* **WHAT TO WORK ON**
Do not repeat pictures. Repeat exactly the lines of the listing below from its first line through the line with "ax.bar(x + (i".

# START OF PROVIDED MATERIAL

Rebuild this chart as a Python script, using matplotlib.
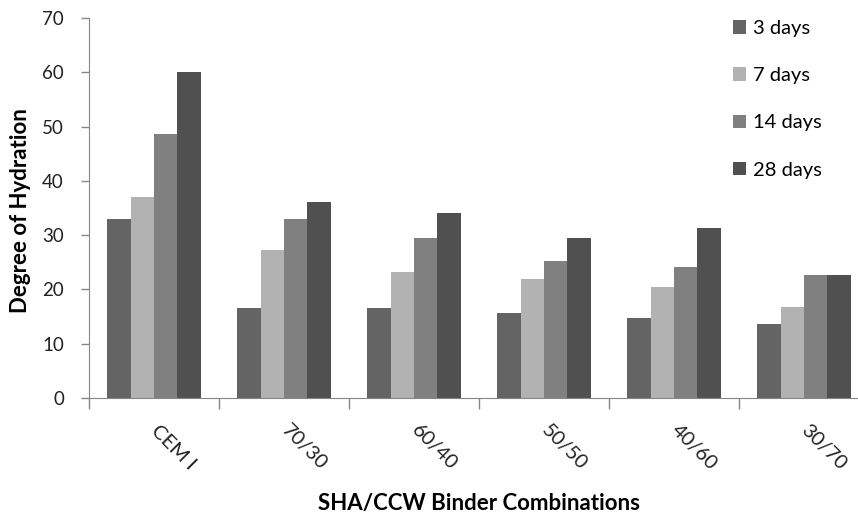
import numpy as np
import matplotlib
matplotlib.use("Agg")
import matplotlib.pyplot as plt
import matplotlib.transforms as mtransforms

plt.rcParams['font.family'] = ['Lato', 'DejaVu Sans']

categories = ["CEM I", "70/30", "60/40", "50/50", "40/60", "30/70"]
series = ["3 days", "7 days", "14 days", "28 days"]
d3 = [33.0, 16.6, 16.6, 15.6, 14.8, 13.7]
d7 = [37.0, 27.3, 23.3, 22.0, 20.4, 16.7]
d14 = [48.6, 33.0, 29.4, 25.3, 24.2, 22.6]
d28 = [60.0, 36.1, 34.0, 29.4, 31.4, 22.6]
colors = ["#646464", "#b2b2b2", "#808080", "#505050"]

fig = plt.figure(figsize=(8.58, 5.15), dpi=100)
ax = fig.add_axes([89/858, 1-398/515, 780/858, 380/515])

x = np.arange(len(categories))
w = 0.179
for i, (vals, lab) in enumerate(zip([d3, d7, d14, d28], series)):
    ax.bar(x + (i - 1.5)*w, vals, width=w, color=colors[i], label=lab, linewidth=0)

ax.set_xlim(-0.5, len(categories) - 0.5)
ax.set_ylim(0, 70)
ax.set_yticks(range(0, 71, 10))
ax.tick_params(axis='y', labelsize=13.5, length=6, width=1, color='#868686',
               pad=12, labelcolor='#222222')

ax.set_xticks(np.arange(-0.5, len(categories)), [])
ax.tick_params(axis='x', which='major', length=8, width=1, color='#868686')
ax.set_xticks(x, categories, minor=True)
ax.tick_params(axis='x', which='minor', length=0, pad=17, labelsize=14.5,
               labelcolor='#222222')
shift = mtransforms.ScaledTranslation(-6/100, 0, fig.dpi_scale_trans)
for t in ax.get_xticklabels(minor=True):
    t.set_rotation(-45)
    t.set_ha('left')
    t.set_va('top')
    t.set_transform(t.get_transform() + shift)

for s in ['top', 'right']:
    ax.spines[s].set_visible(False)
for s in ['left', 'bottom']:
    ax.spines[s].set_color('#868686')

fig.text(21/858, 1-211/515, 'Degree of Hydration', rotation=90, fontsize=16,
         fontweight='bold', ha='center', va='center', color='black')
fig.text(479/858, 1-510/515, 'SHA/CCW Binder Combinations', fontsize=16,
         fontweight='bold', ha='center', va='baseline', color='black')

ax.legend(loc='upper left', bbox_to_anchor=(723/858, 1-10/515), bbox_transform=fig.transFigure,
          frameon=False, fontsize=14.5, handlelength=0.65, handleheight=0.65,
          handletextpad=0.35, labelspacing=1.5, borderpad=0)

fig.savefig("out.png", dpi=100)
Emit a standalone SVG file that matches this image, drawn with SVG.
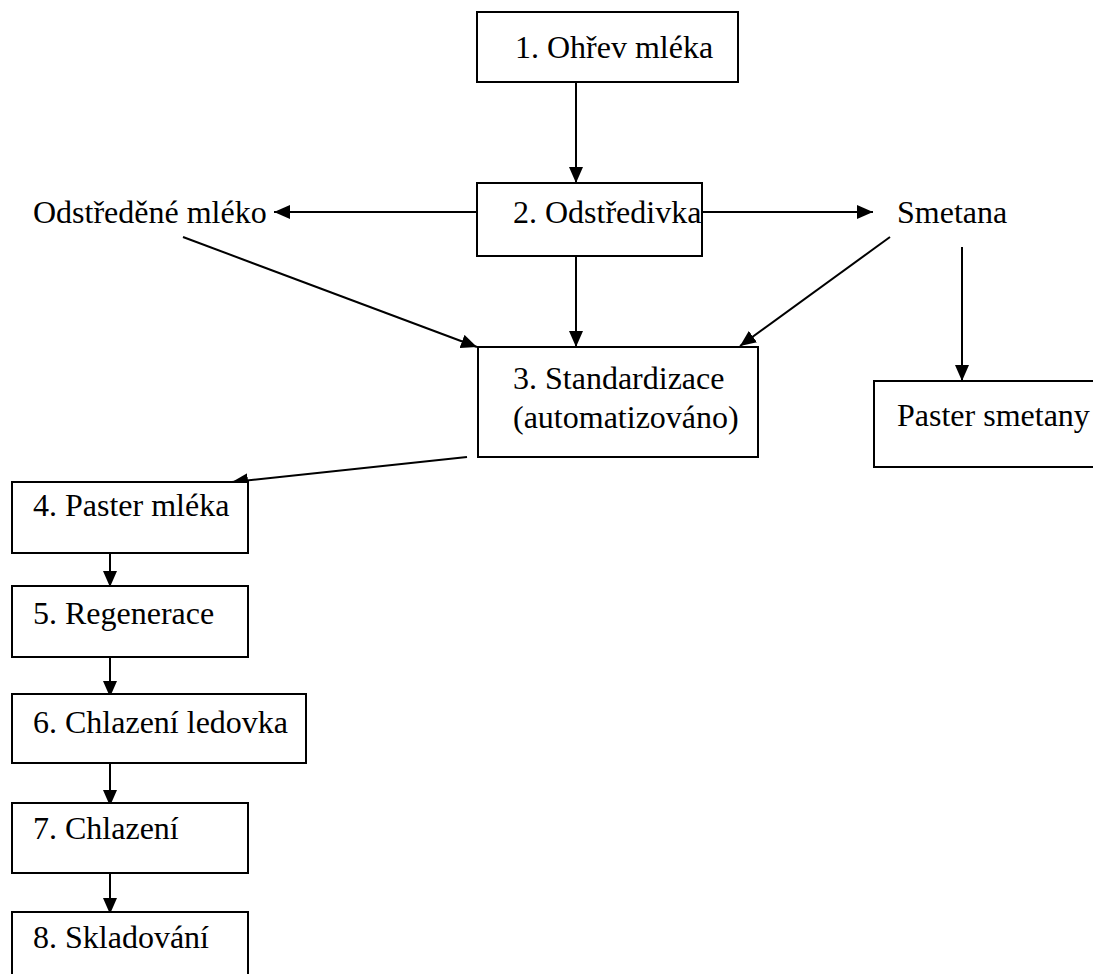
<svg xmlns="http://www.w3.org/2000/svg" width="1093" height="974" viewBox="0 0 1093 974">
<defs>
<style>
.box{fill:#fff;stroke:#000;stroke-width:2}
.c{stroke:#000;stroke-width:2;fill:none;marker-end:url(#ah)}
text{font-family:'Liberation Serif',Tinos,'Times New Roman',Times,'Nimbus Roman','Noto Serif','DejaVu Serif',serif;font-size:32px;fill:#000}
</style>
<marker id="ah" markerUnits="userSpaceOnUse" markerWidth="16" markerHeight="14" refX="16" refY="7" orient="auto">
<path d="M0,0 L16,7 L0,14 z" fill="#000"/>
</marker>
</defs>
<rect width="1093" height="974" fill="#fff"/>
<g id="connectors">
<line class="c" x1="576" y1="82" x2="576" y2="183"/>
<line class="c" x1="477" y1="212" x2="274" y2="212"/>
<line class="c" x1="702" y1="212" x2="873" y2="212"/>
<line class="c" x1="183" y1="237" x2="477" y2="347"/>
<line class="c" x1="576" y1="256" x2="576" y2="347"/>
<line class="c" x1="890" y1="237" x2="740" y2="346"/>
<line class="c" x1="962" y1="247" x2="962" y2="381"/>
<line class="c" x1="467" y1="457" x2="232" y2="482"/>
<line class="c" x1="110" y1="553" x2="110" y2="587"/>
<line class="c" x1="110" y1="657" x2="110" y2="697"/>
<line class="c" x1="110" y1="763" x2="110" y2="806"/>
<line class="c" x1="110" y1="873" x2="110" y2="914"/>
</g>
<g id="n1"><rect class="box" x="477" y="12" width="261" height="70"/><text x="515" y="58">1. Ohřev mléka</text></g>
<g id="n2"><rect class="box" x="477" y="183" width="225" height="73"/><text x="513" y="223">2. Odstředivka</text></g>
<g id="n_odst"><text x="33" y="223">Odstředěné mléko</text></g>
<g id="n_smet"><text x="897" y="223">Smetana</text></g>
<g id="n3"><rect class="box" x="478" y="347" width="280" height="110"/><text x="513" y="389">3. Standardizace</text><text x="513" y="428">(automatizováno)</text></g>
<g id="n_paster_smet"><rect class="box" x="874" y="381" width="240" height="86"/><text x="897" y="426">Paster smetany</text></g>
<g id="n4"><rect class="box" x="12" y="482" width="236" height="71"/><text x="33" y="516">4. Paster mléka</text></g>
<g id="n5"><rect class="box" x="12" y="586" width="236" height="71"/><text x="33" y="624">5. Regenerace</text></g>
<g id="n6"><rect class="box" x="12" y="694" width="294" height="69"/><text x="33" y="733">6. Chlazení ledovka</text></g>
<g id="n7"><rect class="box" x="12" y="803" width="236" height="70"/><text x="33" y="839">7. Chlazení</text></g>
<g id="n8"><rect class="box" x="12" y="912" width="236" height="80"/><text x="33" y="948">8. Skladování</text></g>
</svg>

# END OF PROVIDED MATERIAL

* **CORRECT RESPONSE**
Rebuild this chart as a Python script, using matplotlib.
import numpy as np
import matplotlib
matplotlib.use("Agg")
import matplotlib.pyplot as plt
import matplotlib.transforms as mtransforms

plt.rcParams['font.family'] = ['Lato', 'DejaVu Sans']

categories = ["CEM I", "70/30", "60/40", "50/50", "40/60", "30/70"]
series = ["3 days", "7 days", "14 days", "28 days"]
d3 = [33.0, 16.6, 16.6, 15.6, 14.8, 13.7]
d7 = [37.0, 27.3, 23.3, 22.0, 20.4, 16.7]
d14 = [48.6, 33.0, 29.4, 25.3, 24.2, 22.6]
d28 = [60.0, 36.1, 34.0, 29.4, 31.4, 22.6]
colors = ["#646464", "#b2b2b2", "#808080", "#505050"]

fig = plt.figure(figsize=(8.58, 5.15), dpi=100)
ax = fig.add_axes([89/858, 1-398/515, 780/858, 380/515])

x = np.arange(len(categories))
w = 0.179
for i, (vals, lab) in enumerate(zip([d3, d7, d14, d28], series)):
    ax.bar(x + (i - 1.5)*w, vals, width=w, color=colors[i], label=lab, linewidth=0)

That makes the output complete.